Tune Into Body Signals Wisely
Learn to distinguish true fatigue from simple inertia. Scan basic signals: sleep quality, muscle soreness, mood, and willingness to start. If you can speak in full sentences during a warm-up and your form feels stable, a steady, conversational session may serve you well. If joints feel cranky or breath is choppy, pivot to recovery-focused movement—walking, light cycling, gentle mobility, or breath-led core work. Begin every session with a warm-up and reassess after five minutes. Energy often rises once you start; if it does, gently progress. If it stays low, downshift and celebrate the finish. Use internal gauges like perceived effort instead of chasing arbitrary targets. Remember that recovery is training too; it builds capacity for later intensity. On especially low days, prioritize nervous system down-regulation: slow nasal breathing, long exhales, and soothing stretches. Listening without judgment keeps you safe, consistent, and connected to your body's real needs.

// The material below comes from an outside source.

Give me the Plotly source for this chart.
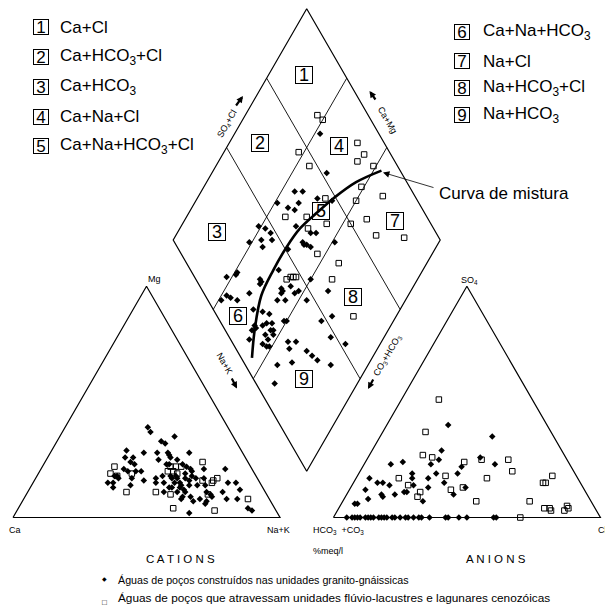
import numpy as np
import plotly.graph_objects as go

# ---------------- data (percent meq/l) ----------------
# diamond: SO4+Cl (%) and Ca+Mg (%)
dia_dot_so4cl = [78, 72, 56, 59, 47, 50, 55, 52, 63, 68, 49, 55, 53, 48, 48, 49, 50, 41, 60,
                 35, 37, 38, 33, 37, 32, 28, 17, 16, 12, 24, 24, 23, 33, 5, 8, 9, 11, 17, 30, 30,
                 34, 29, 36, 34, 26, 29, 37, 43, 47, 15, 18, 20, 24, 25, 12, 12, 15, 17, 19, 17,
                 18, 14, 14, 17, 10, 7, 11, 12, 13, 21, 24, 38, 43, 38, 26, 27, 28, 18, 42, 20,
                 12, 32, 7]
dia_dot_camg = [68, 57, 65, 62, 69, 64, 61, 61, 55, 49, 57, 48, 50, 51, 50, 49, 47, 55, 39,
                71, 68, 65, 67, 63, 65, 71, 69, 69, 72, 59, 58, 58, 54, 69, 68, 66, 63, 60, 49, 48,
                46, 48, 42, 43, 48, 45, 37, 40, 31, 55, 51, 48, 41, 40, 51, 50, 48, 47, 45, 44,
                43, 45, 43, 42, 51, 50, 44, 42, 41, 35, 32, 27, 24, 20, 26, 23, 20, 29, 13, 33,
                34, 14, 31]
dia_sq_so4cl = [81, 82, 66, 67, 90, 90, 86, 91, 82, 77, 88, 66, 47, 55, 61, 53, 70, 77, 77, 87,
                51, 57, 51, 51, 34, 36, 37, 38]
dia_sq_camg = [73, 70, 72, 65, 52, 47, 48, 41, 41, 40, 31, 52, 63, 55, 46, 52, 37, 32, 25, 14,
               43, 33, 32, 16, 49, 48, 47, 46]

# mixing curve (diamond coordinates)
curve_so4cl = [4, 11, 21, 31, 41, 50, 60, 69, 81, 93]
curve_camg = [45, 50, 55, 56, 56, 55, 52, 49, 44, 37]

# cation triangle: Mg (%) and Na+K (%)  (Ca = 100 - Mg - Na+K)
cat_dot_mg = [39, 37, 33, 32, 35, 29, 28, 28, 28, 27, 26, 28, 26, 26, 24, 23, 25, 25, 23, 23,
              23, 22, 21, 20, 21, 21, 20, 20, 20, 18, 15, 15, 13, 17, 16, 14, 17, 15, 18, 15,
              18, 17, 15, 18, 17, 15, 14, 19, 17, 16, 14, 18, 17, 14, 13, 13, 13, 12, 11, 11,
              8, 11, 17, 14, 9, 8, 11, 10, 7, 21, 15, 15, 11, 8, 8, 12, 9, 7, 6, 2, 9, 4, 3,
              17, 18]
cat_dot_nak = [31, 33, 39, 41, 43, 28, 35, 40, 44, 45, 46, 52, 29, 32, 32, 34, 42, 49, 46, 47,
               52, 54, 56, 57, 61, 31, 33, 36, 38, 30, 28, 30, 31, 36, 41, 37, 45, 46, 47, 49,
               50, 51, 53, 52, 53, 55, 56, 55, 56, 58, 59, 58, 60, 62, 52, 53, 56, 58, 59, 56,
               59, 51, 63, 65, 62, 66, 67, 69, 69, 69, 73, 76, 73, 76, 80, 79, 70, 64, 69, 65,
               59, 86, 88, 31, 29]
cat_sq_mg = [22, 19, 18, 19, 11, 11, 10, 22, 22, 22, 20, 20, 19, 24, 16, 15, 16, 17, 10, 8, 4, 3]
cat_sq_nak = [27, 27, 30, 35, 37, 48, 54, 48, 50, 52, 48, 50, 52, 59, 63, 67, 67, 68, 68, 84, 58, 74]

# anion triangle: SO4 (%) and Cl (%)  (HCO3+CO3 = 100 - SO4 - Cl)
an_dot_so4 = [40, 35, 29, 25, 26, 23, 24, 23, 23, 22, 19, 19, 19, 17, 17, 15, 17, 15, 15, 14,
              12, 11, 11, 14, 10, 10, 9, 8, 6, 6, 13, 7, 10, 13,
              0, 0, 0, 0, 0, 0, 0, 0, 0, 0, 0, 0, 0, 0, 0, 0, 0, 0, 0, 0, 0, 0, 0, 0, 0, 0, 0, 0]
an_dot_cl = [23, 42, 26, 27, 42, 49, 14, 10, 25, 37, 37, 29, 20, 21, 27, 34, 5, 9, 11, 14,
             6, 21, 22, 23, 18, 13, 14, 9, 5, 6, 29, 30, 40, 43,
             5, 7, 8, 9, 10, 12, 13, 14, 15, 17, 18, 19, 20, 22, 23, 25, 27, 28, 30, 32, 33, 36,
             42, 43, 47, 50, 60, 61]
an_sq_so4 = [51, 37, 27, 26, 24, 25, 25, 20, 17, 18, 17, 14, 11, 9, 12, 13, 7, 15, 15, 18, 7,
             4, 4, 3, 3, 5, 4, 0]
an_sq_cl = [14, 16, 20, 24, 37, 43, 53, 57, 49, 33, 16, 21, 27, 27, 38, 42, 50, 71, 72, 73, 70,
            77, 79, 80, 85, 85, 86, 70]

region_ids = ["1", "2", "3", "4", "5", "6", "7", "8", "9"]
region_names = ["Ca+Cl", "Ca+HCO<sub>3</sub>+Cl", "Ca+HCO<sub>3</sub>", "Ca+Na+Cl",
                "Ca+Na+HCO<sub>3</sub>+Cl", "Ca+Na+HCO<sub>3</sub>", "Na+Cl",
                "Na+HCO<sub>3</sub>+Cl", "Na+HCO<sub>3</sub>"]
legend_texts = ["Águas de poços construídos nas unidades granito-gnáissicas",
                "Águas de poços que atravessam unidades flúvio-lacustres e lagunares cenozóicas"]

# ---------------- geometry ----------------
SQ3 = np.sqrt(3.0)
H = 50 * SQ3
GAP = 20
AX0 = 100 + GAP
BX, BY = 110.0, GAP / 2 * SQ3
FONT = "Liberation Sans, Arial, sans-serif"

def cat_xy(mg, nak):
    mg = np.asarray(mg, float); nak = np.asarray(nak, float)
    return nak + mg / 2, mg * H / 100

def an_xy(so4, cl):
    so4 = np.asarray(so4, float); cl = np.asarray(cl, float)
    return AX0 + cl + so4 / 2, so4 * H / 100

def dia_xy(a, c):
    a = np.asarray(a, float); c = np.asarray(c, float)
    return BX + 0.5 * a - 0.5 * c, BY + (a + c) * H / 100

# pixel helper for text placement
PXU, OX, OY = 2.67, 13.0, 517.5
def P(px, py):
    return (px - OX) / PXU, (OY - py) / PXU

fig = go.Figure()

def line(xs, ys, w=1.2):
    fig.add_trace(go.Scatter(x=list(xs), y=list(ys), mode="lines",
                             line=dict(color="black", width=w), hoverinfo="skip"))

# outlines
line([0, 100, 50, 0], [0, 0, H, 0])
line([AX0, AX0 + 100, AX0 + 50, AX0], [0, 0, H, 0])
dx, dy = dia_xy([0, 100, 100, 0, 0], [0, 0, 100, 100, 0])
line(dx, dy)
# internal diamond lines
for v in (40, 70):
    x1, y1 = dia_xy([v, v], [0, 100]); line(x1, y1, 0.9)
    x2, y2 = dia_xy([0, 100], [v, v]); line(x2, y2, 0.9)

dot = dict(symbol="diamond", size=5, color="black", line=dict(width=0))
sq = dict(symbol="square-open", size=5.5, color="black", line=dict(width=1, color="black"))

def pts(xy, m):
    fig.add_trace(go.Scatter(x=xy[0], y=xy[1], mode="markers", marker=m, hoverinfo="skip"))

pts(dia_xy(dia_dot_so4cl, dia_dot_camg), dot)
pts(dia_xy(dia_sq_so4cl, dia_sq_camg), sq)
pts(cat_xy(cat_dot_mg, cat_dot_nak), dot)
pts(cat_xy(cat_sq_mg, cat_sq_nak), sq)
pts(an_xy(an_dot_so4, an_dot_cl), dot)
pts(an_xy(an_sq_so4, an_sq_cl), sq)

cx, cy = dia_xy(curve_so4cl, curve_camg)
fig.add_trace(go.Scatter(x=cx, y=cy, mode="lines", line=dict(color="black", width=2.6, shape="spline"),
                         hoverinfo="skip"))

ann = []
def txt(px, py, text, size, xa="center", ya="middle", angle=0, **kw):
    x, y = P(px, py)
    d = dict(x=x, y=y, xref="x", yref="y", text=text, showarrow=False,
             font=dict(size=size, family=FONT, color="black"), xanchor=xa, yanchor=ya,
             textangle=angle)
    d.update(kw)
    ann.append(d)

def box(px, py, text, size, w, h):
    txt(px, py, text, size, bordercolor="black", borderwidth=1, borderpad=0, width=w, height=h)

# region labels in the diamond
region_pix = [(303.7, 74.5), (260.3, 143.3), (216.5, 231.5), (339.3, 145.7), (320.7, 210.7),
              (238.3, 316.0), (395.3, 221.0), (353.3, 296.7), (304.3, 379.0)]
for rid, (px, py) in zip(region_ids, region_pix):
    box(px, py, rid, 18, 16, 16)

# class list
left_y = [27, 56.5, 86.5, 116.5, 145.5]
right_y = [32, 61, 88, 115]
for i in range(5):
    box(41, left_y[i], region_ids[i], 17, 14, 14)
    txt(58, left_y[i], region_names[i], 17, xa="left")
for i in range(4):
    box(462, right_y[i], region_ids[5 + i], 17, 14, 14)
    txt(481, right_y[i], region_names[5 + i], 17, xa="left")

# mixing curve label + leader arrow
txt(437, 193, "Curva de mistura", 17, xa="left")
hx, hy = P(383, 172.5)
tx, ty = P(435, 188)
ann.append(dict(x=hx, y=hy, xref="x", yref="y", ax=tx, ay=ty, axref="x", ayref="y", text="",
                showarrow=True, arrowhead=2, arrowsize=1.6, arrowwidth=0.8, arrowcolor="black"))

# axis labels on the diamond
txt(226.7, 124, "SO<sub>4</sub>+Cl", 9, angle=-60)
txt(387.3, 120, "Ca+Mg", 9, angle=60)
txt(224, 363.3, "Na+K", 9, angle=60)
txt(387.3, 355, "CO<sub>3</sub>+HCO<sub>3</sub>", 9, angle=-60)
for (hxp, hyp, axp, ayp) in [(243, 96, -8, 11), (369.5, 91, 7, 10), (237, 388.5, -6, -11.5),
                             (368, 389, 6, -11)]:
    x, y = P(hxp, hyp)
    ann.append(dict(x=x, y=y, xref="x", yref="y", ax=axp, ay=ayp, text="", showarrow=True,
                    arrowhead=2, arrowsize=0.6, arrowwidth=2.2, arrowcolor="black"))

# corner labels
txt(146, 279, "Mg", 9, xa="left")
txt(469, 280, "SO<sub>4</sub>", 9)
txt(15, 530, "Ca", 9)
txt(278, 530, "Na+K", 9)
txt(338, 530, "HCO<sub>3</sub>  +CO<sub>3</sub>", 9)
txt(596, 530, "Cl", 9, xa="left")
txt(328, 551, "%meq/l", 9)
txt(180, 559, "C A T I O N S", 11.5)
txt(496, 559, "A N I O N S", 11.5)

# legend
txt(104, 579, "◆", 6)
txt(116, 580, legend_texts[0], 10.7, xa="left")
txt(104, 602, "□", 8)
txt(116, 598, legend_texts[1], 11.8, xa="left")

x0, _ = P(0, 0); x1, _ = P(605, 0)
_, y0 = P(0, 606); _, y1 = P(0, 0)
fig.update_layout(width=605, height=606, autosize=False, margin=dict(l=0, r=0, t=0, b=0),
                  paper_bgcolor="white", plot_bgcolor="white", showlegend=False,
                  xaxis=dict(range=[x0, x1], visible=False, fixedrange=True),
                  yaxis=dict(range=[y0, y1], visible=False, fixedrange=True),
                  annotations=ann)
fig.write_html("out.html")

Celebrate Progress and Build Identity
Motivation deepens when you see yourself as the kind of person who moves. Document your wins to reinforce that identity. Keep an evidence list: short walks completed, flows finished, days you started despite resistance. Celebrate non-scale victories—better sleep, improved focus, steadier mood, easier stairs, looser hips. Use a simple ritual to close each session: mark a calendar square, jot one sentence of gratitude, or state a brief mantra that honors effort. Practice savoring by pausing for ten seconds to feel the calm, warmth, or clarity that follows movement. Visualize your future self reaping compound benefits from today's small choices, and let that image guide your next step. When possible, share progress with a supportive circle to multiply motivation through encouragement. Keep your why visible, but let your daily actions stay humble and achievable. Consistency over intensity builds a success spiral—each small proof of effort fuels the next, even when energy runs low.